Press Release 8 March 2007
Peacerights and the Nuclear Information Service are calling for governmental accountability on questions of illegality and due process regarding the replacement of Trident proposed in the Government’s White Paper, ‘The Future of the United Kingdom’s Nuclear Deterrent’, published on 4 December 2006.
Peacerights has obtained and is releasing Counsel’s Opinion by Michael Fordham QC and Naina Patel, which addresses the reasons why it can be said that:
(1) The Government is incorrect in law in considering that “the UK’s retention of a nuclear deterrent is fully consistent with our international legal obligations” (paragraph 2-9 of the White Paper), by reference to the Nuclear Non-Proliferation Treaty and customary international law, and viewed through the Advisory Opinion of the International Court of Justice on The Legality of the Threat and Use of Nuclear Weapons.
(2) The Government’s failure to consult upon the proposed replacement of Trident is itself unlawful in the circumstances.
The Nuclear Information Service (NIS) is calling upon the Secretaries of State for Defence and Foreign and Commonwealth Affairs respectively to confirm on behalf of the Government that:
(1) Its previously stated conclusion as to its obligations under international law in this context was incorrect in law, and that it cannot be satisfied that the replacement of Trident would be compatible with international law; and
(2) Its failure to carry out a public consultation on the proposed replacement of Trident is legally unjustifiable.
Absent such confirmation, NIS is proposing to seek a judicial review to invite the courts to ensure the Government’s compliance with the relevant legal standards.
Di McDonald of Nuclear Information Service said today:
“The Legal Opinion explains that since the government wrote about the relationship of the proposed renewal of Trident and the Non-Proliferation Treaty in the White Paper, that relationship is a proper subject to be addressed by the UK court.
There has been no proper Consultation on whether or not the UK needs nuclear weapons forever. The government has no method of weighing the views of consultees, and is not reporting to parliament on the results of a consultation. It is merely restating over and over again that is wants a new-generation nuclear weapons system. This view is at odds with the majority, and at odds with building a safer world."
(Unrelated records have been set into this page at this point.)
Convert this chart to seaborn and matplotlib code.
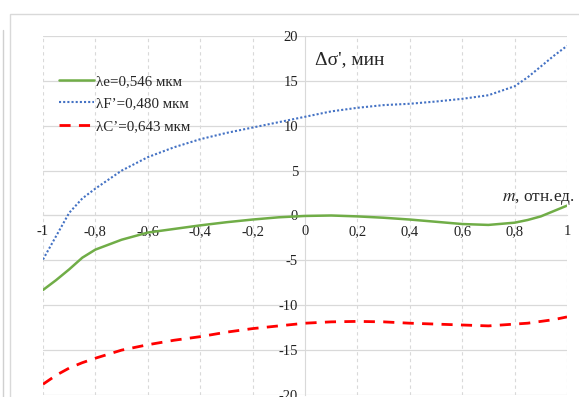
import matplotlib
matplotlib.use("Agg")
import matplotlib.pyplot as plt
import seaborn as sns
import pandas as pd
from matplotlib.patches import Rectangle

# values
m = [-1.0, -0.95, -0.9, -0.85, -0.8, -0.7, -0.6, -0.5, -0.4, -0.3, -0.2, -0.1, 0.0,
     0.1, 0.2, 0.3, 0.4, 0.5, 0.6, 0.7, 0.8, 0.85, 0.9, 0.95, 1.0]
lam_e = [-8.3, -7.2, -6.0, -4.7, -3.8, -2.7, -1.9, -1.5, -1.1, -0.75, -0.45, -0.2, -0.05,
         0.0, -0.1, -0.25, -0.45, -0.7, -0.95, -1.05, -0.8, -0.5, -0.1, 0.5, 1.1]
lam_F = [-4.9, -2.3, 0.3, 1.9, 3.0, 5.0, 6.5, 7.6, 8.5, 9.2, 9.8, 10.4, 11.0,
         11.6, 12.0, 12.3, 12.45, 12.7, 13.0, 13.4, 14.4, 15.4, 16.6, 17.8, 18.9]
lam_C = [-18.8, -17.8, -17.0, -16.4, -15.9, -15.0, -14.4, -13.9, -13.5, -13.0, -12.6, -12.3, -12.0,
         -11.85, -11.8, -11.85, -12.0, -12.1, -12.2, -12.3, -12.1, -12.0, -11.8, -11.6, -11.3]

labels = ["λe=0,546 мкм", "λF’=0,480 мкм", "λC’=0,643 мкм"]
colors = ["#70ad47", "#4472c4", "#ff0000"]
styles = ["-", (0, (1, 1)), (0, (4, 3))]
widths = [1.8, 1.5, 2.0]

x_ticks = [-1, -0.8, -0.6, -0.4, -0.2, 0, 0.2, 0.4, 0.6, 0.8, 1]
y_ticks = [-20, -15, -10, -5, 0, 5, 10, 15, 20]

sns.set_style("white")
plt.rcParams['font.family'] = ['Liberation Serif', 'DejaVu Serif']
plt.rcParams['mathtext.fontset'] = 'stix'

fig = plt.figure(figsize=(5.79, 3.97), dpi=100)
ax = fig.add_axes([43 / 579, 1 - 395 / 397, 524 / 579, 359 / 397])

# chart area border (cropped Excel chart)
fig.patches.append(Rectangle((10 / 579, -0.1), 2, 1 - 14 / 397 + 0.1, transform=fig.transFigure,
                             fill=False, edgecolor="#d9d9d9", linewidth=1.0))
fig.add_artist(plt.Line2D([3 / 579, 3 / 579], [0, 1 - 30 / 397], transform=fig.transFigure,
                          color="#d0d0d0", linewidth=1.0))

for vals, lab, c, ls, lw in zip([lam_e, lam_F, lam_C], labels, colors, styles, widths):
    df = pd.DataFrame({"m": m, "v": vals})
    sns.lineplot(data=df, x="m", y="v", ax=ax, color=c, linestyle=ls, linewidth=lw, label=lab)

ax.set_xlim(-1, 1)
ax.set_ylim(-20, 20)
ax.set_xticks(x_ticks)
ax.set_yticks(y_ticks)
ax.set_xticklabels([("%g" % t).replace(".", ",") for t in x_ticks])
ax.set_yticklabels([str(t) for t in y_ticks])
ax.set_xlabel("")
ax.set_ylabel("")

# grid: solid horizontal, dashed vertical
for t in y_ticks:
    ax.axhline(t, color="#d9d9d9", linewidth=0.9, zorder=0)
for t in x_ticks:
    if t != 0:
        ax.axvline(t, color="#d9d9d9", linewidth=0.8, linestyle=(0, (3, 3)), zorder=0)

for s in ["top", "right"]:
    ax.spines[s].set_visible(False)
ax.spines["left"].set_position(("data", 0))
ax.spines["bottom"].set_position(("data", 0))
ax.spines["left"].set_color("#d9d9d9")
ax.spines["bottom"].set_color("#d9d9d9")
ax.spines["left"].set_zorder(0)
ax.spines["bottom"].set_zorder(0)
ax.tick_params(axis="both", length=0, labelsize=10.5, colors="#222222")
ax.tick_params(axis="x", pad=7)
ax.tick_params(axis="y", pad=5)

ax.text(0.04, 17.4, "Δσ', мин", fontsize=14, ha="left", va="center")
ax.text(1.03, 1.8, r"$\mathit{m}$, отн.ед.", fontsize=12.5, ha="right", va="center")

leg = ax.legend(loc="upper left", bbox_to_anchor=(0.005, 0.93), frameon=False,
                fontsize=10.8, handlelength=2.3, handletextpad=0.15, labelspacing=0.6)

fig.savefig("out.png", dpi=100)
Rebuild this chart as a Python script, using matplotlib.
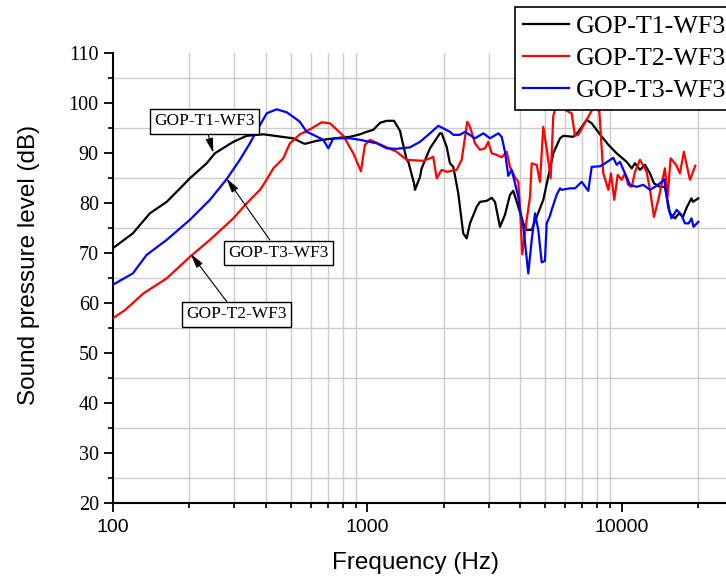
import matplotlib
matplotlib.use("Agg")
import matplotlib.pyplot as plt
from matplotlib.ticker import MultipleLocator, FixedLocator, FixedFormatter, LogLocator, NullFormatter

# ---- data ----
freq_t1 = [100, 120, 140, 163, 184, 201, 234, 252, 298, 336, 391, 512, 561, 570, 633, 693,
           806, 856, 937, 995, 1057, 1123, 1193, 1275, 1346, 1366, 1430, 1451, 1528, 1541,
           1613, 1637, 1765, 1932, 1962, 2053, 2115, 2180, 2280, 2385, 2460, 2535, 2693,
           2775, 2948, 3085, 3178, 3325, 3479, 3640, 3751, 3924, 4107, 4234, 4431, 4634,
           4920, 5147, 5386, 5724, 5896, 6454, 6753, 7288, 7625, 8216, 8866, 9560, 10460,
           10950, 11280, 11800, 12350, 12920, 13390, 14140, 14790, 15480, 16200, 16790,
           17410, 18060, 18800, 19060, 20000]
spl_t1 = [71.0, 74.0, 78.0, 80.3, 83.0, 85.0, 88.0, 90.0, 92.3, 93.5, 93.8, 93.0, 92.0, 91.9,
          92.5, 92.8, 93.2, 93.3, 93.8, 94.3, 94.7, 96.1, 96.5, 96.5, 94.5, 93.0, 88.7, 88.3,
          84.0, 82.7, 85.3, 87.0, 91.0, 94.0, 94.0, 91.3, 88.0, 87.3, 82.0, 74.0, 73.0, 76.0,
          79.3, 80.3, 80.5, 81.1, 80.3, 75.3, 77.7, 81.7, 82.5, 79.3, 76.0, 74.7, 74.7, 77.3,
          80.7, 85.3, 90.0, 93.0, 93.5, 93.3, 94.3, 96.7, 96.0, 93.8, 91.7, 90.0, 88.3, 87.0,
          88.0, 86.7, 87.7, 86.0, 84.0, 83.3, 83.3, 78.0, 77.0, 78.0, 77.3, 79.3, 81.0, 80.3,
          81.0]

freq_t2 = [100, 112, 132, 163, 201, 241, 298, 336, 379, 391, 428, 468, 497, 544, 596, 662,
           714, 806, 882, 945, 980, 1026, 1193, 1306, 1430, 1661, 1765, 1818, 1876, 1962,
           2053, 2247, 2351, 2474, 2535, 2652, 2775, 2903, 2991, 3085, 3227, 3377, 3533,
           3640, 3809, 3924, 3985, 4069, 4170, 4234, 4363, 4431, 4634, 4775, 4920, 5073,
           5260, 5386, 5470, 5812, 6080, 6360, 6555, 6753, 7853, 8172, 8466, 8866, 9077,
           9352, 9647, 9999, 10300, 10610, 10950, 11280, 11800, 12530, 12920, 13390, 13930,
           14790, 15150, 15570, 16350, 16940, 17550, 18550, 19460]
spl_t2 = [57.0, 58.7, 62.0, 65.0, 69.3, 72.7, 77.0, 80.0, 82.7, 83.7, 87.0, 89.0, 92.0, 93.8,
          94.8, 96.2, 96.0, 93.5, 90.0, 86.4, 91.7, 92.7, 91.2, 90.3, 88.7, 88.5, 89.0, 89.3,
          85.0, 86.7, 86.3, 86.7, 88.7, 96.3, 95.3, 92.0, 90.7, 91.0, 92.3, 90.0, 89.7, 89.2,
          90.3, 87.3, 85.2, 84.3, 79.3, 69.8, 74.0, 76.7, 81.3, 88.0, 87.7, 84.3, 95.3, 91.0,
          85.0, 97.5, 98.7, 99.7, 98.5, 98.0, 93.5, 93.7, 99.7, 98.3, 86.0, 82.7, 86.0, 80.7,
          85.7, 84.7, 86.0, 83.7, 83.3, 86.3, 88.7, 86.3, 82.7, 77.3, 80.7, 87.0, 81.3, 89.0,
          87.7, 86.0, 90.3, 84.7, 87.5]

freq_t3 = [100, 120, 136, 163, 201, 241, 280, 316, 346, 368, 403, 441, 483, 528, 544, 578,
           614, 672, 704, 736, 856, 937, 1090, 1193, 1306, 1473, 1613, 1765, 1903, 2115,
           2180, 2315, 2423, 2652, 2859, 3038, 3274, 3377, 3479, 3585, 3697, 3809, 3924,
           3985, 4107, 4296, 4431, 4565, 4702, 4850, 4995, 5073, 5227, 5309, 5553, 5724,
           5812, 6264, 6555, 6964, 7392, 7625, 8216, 8600, 9268, 9560, 9847, 10300, 10780,
           11450, 12150, 12920, 13510, 14140, 14700, 15220, 15700, 16440, 17170, 17730,
           18350, 18800, 19160, 20000]
spl_t3 = [63.7, 66.0, 69.7, 72.7, 76.7, 80.7, 84.8, 88.7, 92.0, 94.5, 98.0, 98.8, 98.2, 96.8,
          96.3, 94.3, 93.7, 92.7, 91.0, 93.0, 93.0, 92.7, 92.0, 91.0, 90.9, 91.2, 92.3, 94.0,
          95.5, 94.3, 93.7, 93.7, 94.3, 93.0, 94.0, 93.0, 94.0, 93.3, 90.3, 85.5, 86.7, 84.0,
          81.3, 78.7, 75.3, 66.0, 72.7, 78.0, 74.7, 68.2, 68.5, 76.0, 77.5, 78.7, 81.7, 83.0,
          82.7, 83.0, 83.0, 84.3, 82.5, 87.3, 87.4, 88.0, 89.1, 87.7, 88.3, 86.0, 83.7, 83.3,
          83.7, 82.7, 83.3, 84.0, 84.8, 79.3, 77.0, 78.7, 77.7, 76.0, 76.0, 77.0, 75.3, 76.3]

series_names = ['GOP-T1-WF3', 'GOP-T2-WF3', 'GOP-T3-WF3']
x_ticks = [100, 1000, 10000]
x_tick_labels = ['100', '1000', '10000']

serif = ['Liberation Serif', 'DejaVu Serif']
sans = ['Liberation Sans', 'DejaVu Sans']

fig = plt.figure(figsize=(7.26, 5.81), dpi=100)
ax = fig.add_axes([0.1552, 0.1334, 0.8448, 0.7749])

ax.plot(freq_t1, spl_t1, color='black', lw=1.6, label=series_names[0], zorder=3)
ax.plot(freq_t2, spl_t2, color='red', lw=1.6, label=series_names[1], zorder=3)
ax.plot(freq_t3, spl_t3, color='blue', lw=1.6, label=series_names[2], zorder=3)

ax.set_xscale('log')
ax.set_xlim(100, 25700)
ax.set_ylim(20, 110)

ax.xaxis.set_major_locator(FixedLocator(x_ticks))
ax.xaxis.set_major_formatter(FixedFormatter(x_tick_labels))
ax.xaxis.set_minor_locator(LogLocator(base=10, subs=range(2, 10)))
ax.xaxis.set_minor_formatter(NullFormatter())
ax.yaxis.set_major_locator(MultipleLocator(10))
ax.yaxis.set_minor_locator(MultipleLocator(5))

# grid only on the minor ticks
ax.grid(False, which='major')
ax.grid(True, which='minor', color='#cccccc', lw=1.0)
ax.set_axisbelow(True)

ax.spines['top'].set_visible(False)
ax.spines['right'].set_visible(False)
ax.spines['left'].set_linewidth(1.5)
ax.spines['bottom'].set_linewidth(1.5)

ax.tick_params(which='major', direction='out', length=6.5, width=1.3)
ax.tick_params(which='minor', direction='out', length=3.5, width=1.2)
ax.tick_params(axis='x', which='major', pad=5)
for lab in ax.get_yticklabels():
    lab.set_family(serif)
    lab.set_fontsize(14.5)
for lab in ax.get_xticklabels():
    lab.set_family(sans)
    lab.set_fontsize(14)

ax.set_xlabel('Frequency (Hz)', family=sans, fontsize=17.5)
ax.set_ylabel('Sound pressure level (dB)', family=sans, fontsize=17.5)
ax.xaxis.set_label_coords(0.4945, -0.108)
ax.yaxis.set_label_coords(-0.1185, 0.530)

leg = fig.legend(loc='upper left', bbox_to_anchor=(515 / 726, 1 - 7.3 / 581),
                 prop={'family': serif, 'size': 18.7}, frameon=True, fancybox=False,
                 borderaxespad=0, borderpad=0.3, labelspacing=0.34,
                 handlelength=1.77, handletextpad=0.27)
leg.get_frame().set_edgecolor('black')
leg.get_frame().set_linewidth(1.2)
leg.get_frame().set_alpha(1)

box = dict(boxstyle='square,pad=0.25', fc='white', ec='black', lw=1.0)
arrow = dict(arrowstyle='-|>,head_length=0.7,head_width=0.18', color='black', lw=0.8,
             shrinkA=0, shrinkB=0)
ax.annotate(series_names[0], xy=(248.5, 90.1), xytext=(229.5, 96.4), ha='center', va='center',
            family=serif, fontsize=12.5, bbox=box, arrowprops=arrow)
ax.annotate(series_names[2], xy=(280, 85.0), xytext=(450, 70.1), ha='center', va='center',
            family=serif, fontsize=12.5, bbox=box, arrowprops=arrow)
ax.annotate(series_names[1], xy=(202.5, 69.9), xytext=(306.5, 57.8), ha='center', va='center',
            family=serif, fontsize=12.5, bbox=box, arrowprops=arrow)

fig.savefig('out.png', dpi=100)
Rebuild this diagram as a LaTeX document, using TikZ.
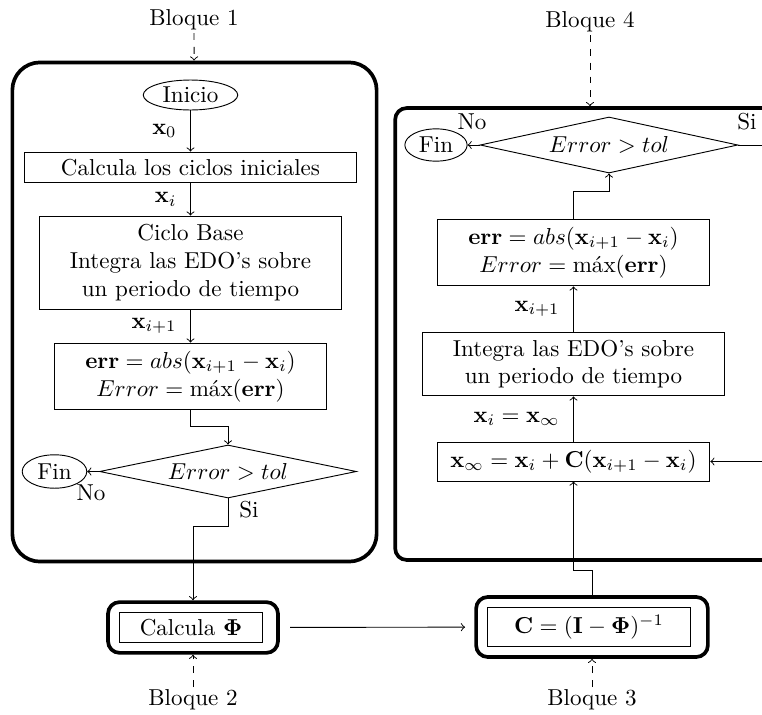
\documentclass[tikz,border=0pt]{standalone}
\usetikzlibrary{shapes.geometric}
\tikzset{
  caja/.style={draw,rectangle,align=center,inner sep=2pt},
  elip/.style={draw,ellipse,inner sep=1pt},
  rombo/.style={draw,diamond,aspect=4.8,inner sep=0pt},
  bloque/.style={draw,line width=1.6pt},
  marco/.style={draw,line width=1.6pt,rounded corners=5pt},
  etiq/.style={inner sep=1pt},
  xlab/.style={left,xshift=-2.5pt}
}
\begin{document}
\begin{tikzpicture}[x=0.01524cm,y=-0.01524cm]
      \useasboundingbox (0,0) rectangle (762,715);
      % bloque 1
      \node[etiq](B1) at (194,20) {Bloque 1};
      \node[bloque,rounded corners=12pt,minimum width=158pt,minimum height=216.5pt](L) at (194.5,312) {};
      \node[elip,minimum width=41pt,minimum height=13pt](ini) at (190.5,95) {Inicio};
      \node[caja,minimum width=144.3pt,minimum height=13.4pt](calc) at (190.5,167.5) {Calcula los ciclos iniciales};
      \node[caja,minimum width=130.9pt,minimum height=40.3pt](ciclo) at (190.5,262.5) {Ciclo Base\\Integra las EDO's sobre\\un periodo de tiempo};
      \node[caja,minimum width=118pt,minimum height=29pt](err1) at (190.5,376.5) {$\mathbf{err}=abs(\mathbf{x}_{i+1}-\mathbf{x}_i)$\\$Error=\mbox{máx}(\mathbf{err})$};
      \node[rombo,minimum width=111.4pt,minimum height=23pt](dec1) at (228,471.5) {$Error>tol$};
      \node[elip,minimum width=28pt,minimum height=14.5pt](fin1) at (54.5,471.5) {Fin};
      \node(no1) at (91,493) {No};
      \node(si1) at (249,510) {Si};
      \draw[->,dashed](B1)--(L);
      \draw[->](ini)--node[xlab]{$\mathbf{x}_0$}(calc);
      \draw[->](calc)--node[xlab]{$\mathbf{x}_i$}(ciclo);
      \draw[->](ciclo)--node[xlab]{$\mathbf{x}_{i+1}$}(err1);
      \draw[->](err1.south)--++(0,16)-|(dec1.north);
      \draw[->](dec1.west)--(fin1);
      % bloque 2
      \node[marco,minimum width=73.7pt,minimum height=22pt](PhiM) at (193,627.5) {};
      \node[caja,minimum width=62pt,minimum height=13.4pt](Phi) at (191,627.5) {Calcula $\mathbf{\Phi}$};
      \node[etiq](B2) at (193,700) {Bloque 2};
      \draw[->](dec1.south)--++(0,28)-|(PhiM.north);
      \draw[->,dashed](B2)--(PhiM);
      % bloque 3
      \node[marco,minimum width=100.5pt,minimum height=26pt](CM) at (592,627) {};
      \node[caja,minimum width=88.4pt,minimum height=17.3pt](C) at (589,627) {$\mathbf{C}=(\mathbf{I}-\mathbf{\Phi})^{-1}$};
      \node[etiq](B3) at (592,700) {Bloque 3};
      \draw[->,shorten <=4.5pt,shorten >=4pt](PhiM)--(CM);
      \draw[->,dashed](B3)--(CM);
      % bloque 4
      \node[etiq](B4) at (590,22) {Bloque 4};
      \node[bloque,rounded corners=5pt,minimum width=169pt,minimum height=196pt](R) at (590,334) {};
      \node[rombo,minimum width=111.8pt,minimum height=24.3pt](dec2) at (609,145) {$Error>tol$};
      \node[elip,minimum width=27pt,minimum height=14pt](fin2) at (436,145) {Fin};
      \node(no2) at (472,122) {No};
      \node(si2) at (747,122) {Si};
      \node[caja,minimum width=118.3pt,minimum height=29pt](err2) at (573.5,252.5) {$\mathbf{err}=abs(\mathbf{x}_{i+1}-\mathbf{x}_i)$\\$Error=\mbox{máx}(\mathbf{err})$};
      \node[caja,minimum width=130.9pt,minimum height=27.7pt](int) at (573.5,364) {Integra las EDO's sobre\\un periodo de tiempo};
      \node[caja,minimum width=118.3pt,minimum height=16.9pt](xinf) at (573.5,461.5) {$\mathbf{x}_\infty=\mathbf{x}_i+\mathbf{C}(\mathbf{x}_{i+1}-\mathbf{x}_i)$};
      \draw[->,dashed](B4)--(R);
      \draw[->](dec2.west)--(fin2);
      \draw[->](err2.north)--++(0,-27)-|(dec2.south);
      \draw[->](int)--node[xlab]{$\mathbf{x}_{i+1}$}(err2);
      \draw[->](xinf)--node[xlab]{$\mathbf{x}_i=\mathbf{x}_\infty$}(int);
      \draw[->](dec2.east)--++(34,0)|-(xinf.east);
      \draw[->](CM.north)--++(0,-25)-|(xinf.south);
    \end{tikzpicture}
\end{document}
Phil Shiner of Public Interest Lawyers, Solicitors for NIS said today:
"The Government has completely misunderstood international law on two vitally important issues. The first is that replacing Trident would be a clear breach of its obligations under Article VI of the Nuclear Non-Proliferation Treaty, including that it must move to disarm. The second is that it can never threaten to use such a weapons system as it cannot discriminate between military objectives and civilians. It had not one, but two, opinions from two different QCs and it ignored the issues and told itself that replacing Trident would be perfectly lawful. It is not. It must now consult or face the consequences."